Freecell reveals my blind spots. I never knew it, but sometimes I am dyslexic with numbers or colors. I think I'm seeing clearly, but the reality is different. How like life, how like Yoga!
Sidebar: a Yoga teacher I studied with recently told me that asana (yoga poses) reveals imbalance and asana corrects imbalance.
Koans everywhere!
Anyhoo. I find that I make a lot of mistakes. I think I’m on a roll, maybe I’m just a wee bit too excited about that fact and BOOM! Saw the color wrong, went too fast or overlooked one crucial thing. At other times, frustration will lead me to act recklessly.

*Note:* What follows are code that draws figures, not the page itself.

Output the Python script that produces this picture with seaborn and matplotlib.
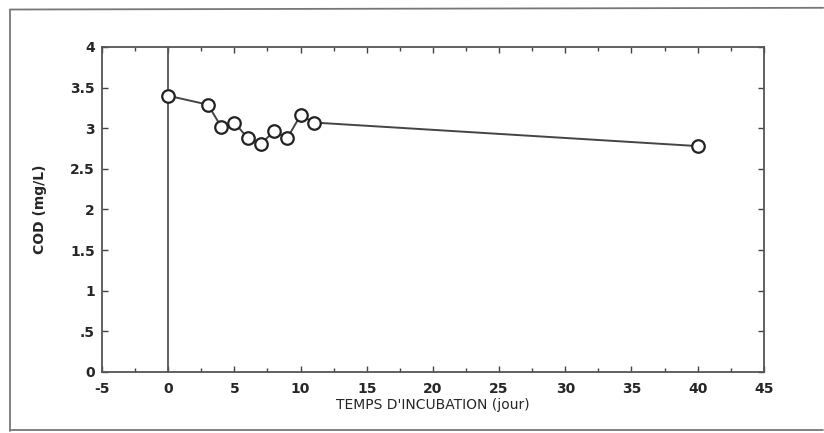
import matplotlib
matplotlib.use("Agg")
import matplotlib.pyplot as plt
import seaborn as sns
import pandas as pd
from matplotlib.lines import Line2D

days = [0, 3, 4, 5, 6, 7, 8, 9, 10, 11, 40]
cod = [3.40, 3.29, 3.02, 3.07, 2.88, 2.81, 2.96, 2.88, 3.16, 3.07, 2.78]
x_ticks = [-5, 0, 5, 10, 15, 20, 25, 30, 35, 40, 45]
y_ticks = [0, 0.5, 1, 1.5, 2, 2.5, 3, 3.5, 4]
y_tick_labels = ["0", ".5", "1", "1.5", "2", "2.5", "3", "3.5", "4"]

sns.set_theme(style="white")
plt.rcParams["font.family"] = ["DejaVu Sans"]

df = pd.DataFrame({"jour": days, "cod": cod})

fig = plt.figure(figsize=(8.24, 4.33), dpi=100)
ax = fig.add_axes([0.1238, 0.141, 0.8032, 0.7505])

ax.axvline(0, color="#555555", lw=1.3, zorder=1)
sns.lineplot(data=df, x="jour", y="cod", ax=ax, color="#444444", lw=1.4,
             marker="o", markersize=9, markerfacecolor="white",
             markeredgecolor="#222222", markeredgewidth=1.6, zorder=3)

ax.set_xlim(-5, 45)
ax.set_ylim(0, 4)
ax.set_xticks(x_ticks)
ax.set_xticklabels([str(t) for t in x_ticks], fontsize=10, fontweight="bold")
ax.set_xticks([t + 2.5 for t in x_ticks[:-1]], minor=True)
ax.set_yticks(y_ticks)
ax.set_yticklabels(y_tick_labels, fontsize=10, fontweight="bold")
ax.tick_params(axis="x", which="major", pad=7)
ax.tick_params(axis="y", which="major", pad=5)
ax.tick_params(axis="both", which="major", direction="in", length=4, width=1,
               color="#444444", top=True, right=True, bottom=True, left=True)
ax.tick_params(axis="both", which="minor", direction="in", length=3, width=1,
               color="#444444", top=True, bottom=True)
for s in ax.spines.values():
    s.set_color("#555555")
    s.set_linewidth(1.3)

ax.set_xlabel("TEMPS D'INCUBATION (jour)", fontsize=10, labelpad=2)
ax.set_ylabel("COD (mg/L)", fontsize=10, fontweight="bold", labelpad=17)

# outer frame
frame_kw = dict(color="#777777", lw=1.3, transform=fig.transFigure)
fig.add_artist(Line2D([0.012, 0.012], [0.005, 0.978], **frame_kw))
fig.add_artist(Line2D([0.012, 0.999], [0.978, 0.982], **frame_kw))
fig.add_artist(Line2D([0.012, 0.999], [0.006, 0.006], **frame_kw))

fig.savefig("out.png", dpi=100, facecolor="white")
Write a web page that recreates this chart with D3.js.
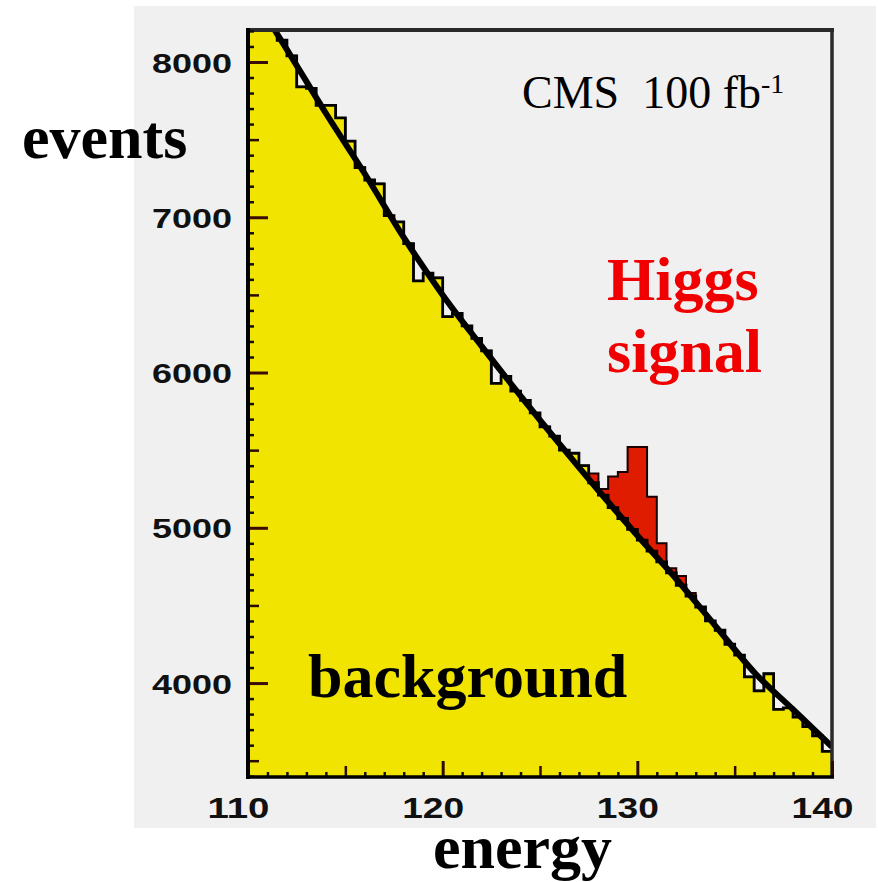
<!DOCTYPE html>
<html>
<head>
<meta charset="utf-8">
<script src="https://cdn.jsdelivr.net/npm/d3@7"></script>
<style>
  html, body { margin: 0; padding: 0; background: #fff; }
  svg { display: block; }
</style>
</head>
<body>
<svg id="chart" width="878" height="882"></svg>
<script>
// --- data ---
const energyRange = [110, 140];
const binWidth = 0.5;
const countRange = [3395, 8206];

// background histogram, 0.5 GeV bins from 110 to 140
const backgroundCounts = [
  8450, 8340, 8220, 8140, 8040, 7840, 7830, 7720, 7720, 7640,
  7490, 7320, 7240, 7215, 7010, 6970, 6830, 6590, 6640, 6610,
  6360, 6380, 6300, 6220, 6140, 5930, 5975, 5880, 5820, 5740,
  5650, 5590, 5500, 5480, 5400, 5290, 5210, 5130, 5060, 4990,
  4920, 4850, 4780, 4710, 4630, 4560, 4490, 4400, 4340, 4250,
  4180, 4040, 3950, 4060, 3830, 3840, 3780, 3720, 3660, 3560
];
// higgs excess on top of the background, same bins
const signalCounts = [
  0, 0, 0, 0, 0, 0, 0, 0, 0, 0,
  0, 0, 0, 0, 0, 0, 0, 0, 0, 0,
  0, 0, 0, 0, 0, 0, 0, 0, 0, 0,
  0, 0, 0, 0, 0, 60, 40, 200, 300, 530,
  600, 350, 120, 30, 60, 20, 0, 0, 0, 0,
  0, 0, 0, 0, 0, 0, 0, 0, 0, 0
];
// smooth background fit
const fitEnergy = [110, 112, 114, 116, 118, 120, 122, 124, 126, 128, 130, 132, 134, 136, 138, 140];
const fitCounts = [8480, 8080, 7670, 7280, 6870, 6500, 6170, 5850, 5540, 5240, 4950, 4670, 4370, 4070, 3830, 3590];

const xTicks = [110, 120, 130, 140];
const yTicks = [4000, 5000, 6000, 7000, 8000];

// --- layout ---
const plot = { left: 248, right: 832, top: 30, bottom: 777 };
const svg = d3.select("#chart");

const x = d3.scaleLinear().domain(energyRange).range([plot.left, plot.right]);
const y = d3.scaleLinear().domain(countRange).range([plot.bottom, plot.top]);

// grey panel behind the whole figure
svg.append("rect")
  .attr("x", 134).attr("y", 6).attr("width", 742).attr("height", 822)
  .attr("fill", "#f0f0f0");

svg.append("clipPath").attr("id", "clip")
  .append("rect")
  .attr("x", plot.left).attr("y", plot.top)
  .attr("width", plot.right - plot.left).attr("height", plot.bottom - plot.top);

const g = svg.append("g").attr("clip-path", "url(#clip)");

const binStarts = backgroundCounts.map((_, i) => energyRange[0] + i * binWidth);
const stepData = vals => {
  const pts = vals.map((v, i) => ({ e: binStarts[i], v }));
  pts.push({ e: energyRange[1], v: vals[vals.length - 1] });
  return pts;
};

const area = d3.area()
  .x(d => x(d.e)).y0(y(countRange[0]) + 5).y1(d => y(d.v))
  .curve(d3.curveStepAfter);
const stepLine = d3.line()
  .x(d => x(d.e)).y(d => y(d.v))
  .curve(d3.curveStepAfter);

const totalCounts = backgroundCounts.map((v, i) => v + signalCounts[i]);

// signal + background (red), then background (yellow) on top
g.append("path").datum(stepData(totalCounts))
  .attr("d", area).attr("fill", "#e01c00");
g.append("path").datum(stepData(totalCounts))
  .attr("d", stepLine).attr("fill", "none")
  .attr("stroke", "#1a0000").attr("stroke-width", 2);

g.append("path").datum(stepData(backgroundCounts))
  .attr("d", area).attr("fill", "#f0e400");
g.append("path").datum(stepData(backgroundCounts))
  .attr("d", stepLine).attr("fill", "none")
  .attr("stroke", "#000").attr("stroke-width", 2.8);

// background fit curve
g.append("path")
  .datum(fitEnergy.map((e, i) => ({ e, v: fitCounts[i] })))
  .attr("d", d3.line().x(d => x(d.e)).y(d => y(d.v)).curve(d3.curveMonotoneX))
  .attr("fill", "none").attr("stroke", "#000").attr("stroke-width", 6);

// --- frame ---
svg.append("line")
  .attr("x1", plot.left).attr("x2", plot.right + 2)
  .attr("y1", plot.top).attr("y2", plot.top)
  .attr("stroke", "#2a2a2a").attr("stroke-width", 4);
svg.append("line")
  .attr("x1", plot.right).attr("x2", plot.right)
  .attr("y1", plot.top).attr("y2", plot.bottom)
  .attr("stroke", "#2a2a2a").attr("stroke-width", 3.5);

// --- axes: minor, medium and major ticks drawn inward ---
const yMinor = d3.range(3400, 8201, 100);

const yAxisG = svg.append("g").attr("transform", `translate(${plot.left},0)`)
  .call(d3.axisLeft(y).tickValues(yMinor.filter(v => v % 500 !== 0)).tickSize(-6).tickFormat(""));
yAxisG.selectAll(".tick line").attr("stroke", "#111").attr("stroke-width", 2.5);
yAxisG.select(".domain").remove();

const yMid = svg.append("g").attr("transform", `translate(${plot.left},0)`)
  .call(d3.axisLeft(y).tickValues(yMinor.filter(v => v % 500 === 0 && v % 1000 !== 0)).tickSize(-11).tickFormat(""));
yMid.selectAll(".tick line").attr("stroke", "#2a0a05").attr("stroke-width", 2.5);
yMid.select(".domain").remove();

const yMaj = svg.append("g").attr("transform", `translate(${plot.left},0)`)
  .call(d3.axisLeft(y).tickValues(yTicks).tickSize(-20).tickPadding(16).tickFormat(d3.format("d")));
yMaj.selectAll(".tick line").attr("stroke", "#3a0c06").attr("stroke-width", 3);
yMaj.select(".domain").remove();
yMaj.selectAll(".tick text")
  .attr("fill", "#111")
  .attr("font-family", "'Liberation Sans', Arial, sans-serif")
  .attr("font-weight", "bold")
  .attr("font-size", 28)
  .attr("dy", "0.36em")
  .attr("textLength", 80)
  .attr("lengthAdjust", "spacingAndGlyphs");

const xMinor = d3.range(111, 140, 1);
const xAxisG = svg.append("g").attr("transform", `translate(0,${plot.bottom})`)
  .call(d3.axisBottom(x).tickValues(xMinor.filter(v => v % 5 !== 0)).tickSize(-5).tickFormat(""));
xAxisG.selectAll(".tick line").attr("stroke", "#111").attr("stroke-width", 2.5);
xAxisG.select(".domain").remove();

const xMid = svg.append("g").attr("transform", `translate(0,${plot.bottom})`)
  .call(d3.axisBottom(x).tickValues(xMinor.filter(v => v % 5 === 0 && v % 10 !== 0)).tickSize(-11).tickFormat(""));
xMid.selectAll(".tick line").attr("stroke", "#2a0a05").attr("stroke-width", 2.5);
xMid.select(".domain").remove();

const xMaj = svg.append("g").attr("transform", `translate(0,${plot.bottom})`)
  .call(d3.axisBottom(x).tickValues(xTicks).tickSize(-16).tickPadding(20).tickFormat(d3.format("d")));
xMaj.selectAll(".tick line").attr("stroke", "#2a0a05").attr("stroke-width", 3);
xMaj.select(".domain").remove();
xMaj.selectAll(".tick text")
  .attr("fill", "#111")
  .attr("font-family", "'Liberation Sans', Arial, sans-serif")
  .attr("font-weight", "bold")
  .attr("font-size", 30)
  .attr("dx", -10)
  .attr("textLength", 62)
  .attr("lengthAdjust", "spacingAndGlyphs");

// axis lines
svg.append("line")
  .attr("x1", plot.left).attr("x2", plot.left)
  .attr("y1", plot.top - 2).attr("y2", plot.bottom + 2)
  .attr("stroke", "#000").attr("stroke-width", 4);
svg.append("line")
  .attr("x1", plot.left - 2).attr("x2", plot.right + 2)
  .attr("y1", plot.bottom).attr("y2", plot.bottom)
  .attr("stroke", "#000").attr("stroke-width", 3.5);

// --- labels ---
const serif = "'Liberation Serif', 'Times New Roman', serif";
const label = (txt, px, py, opts = {}) => svg.append("text")
  .attr("x", px).attr("y", py)
  .attr("font-family", serif)
  .attr("font-weight", opts.weight || "bold")
  .attr("font-size", opts.size || 62)
  .attr("fill", opts.fill || "#000")
  .style("white-space", "pre")
  .text(txt);

label("events", 22, 158);
label("energy", 433, 868);
label("background", 308, 697);
label("Higgs", 607, 300, { fill: "#f00000" });
label("signal", 607, 372, { fill: "#f00000" });

const cms = label("CMS  100 fb", 522, 108, { weight: "normal", size: 46 });
cms.append("tspan").attr("dy", -15).attr("font-size", 28).text("-1");
</script>
</body>
</html>
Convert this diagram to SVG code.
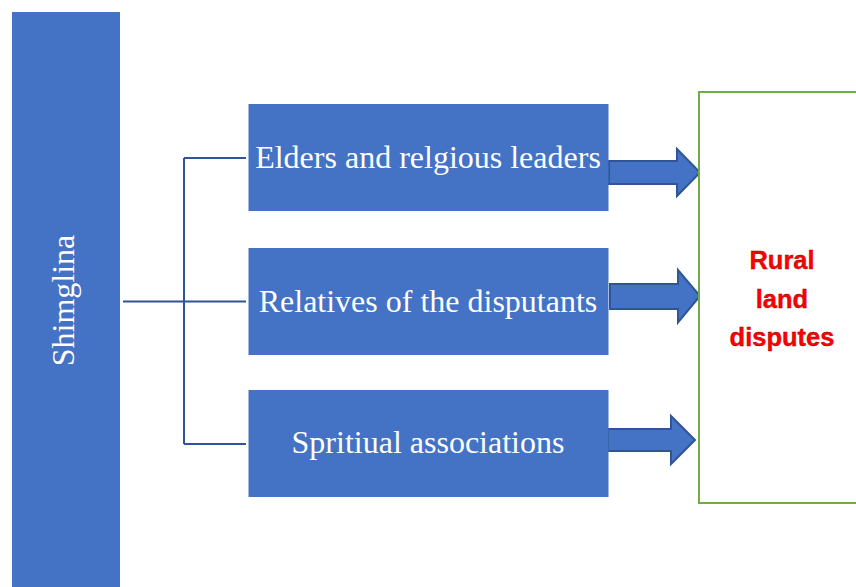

I also find that I’m capable of some brilliant flow. I get into a fugue state and it becomes effortless. One move leads to the next in a harmonious rhythm. It feels the same as when I'm in an altered state creating artwork, when my martial arts mojo is strong or when I'm paddling well on a river. Flow is a whole other topic…I'll write more about that later.
To sum up, it's helping me:
- Use what I have.
- Take one step at a time.
- Look a few moves ahead.
- Balance effort and non-effort.
- Learn from blind spots.
- Flow.
- Trust.
Give it a try, and as always, tell me about your experience! Are there any mundane seeming things you use as a spiritual practice?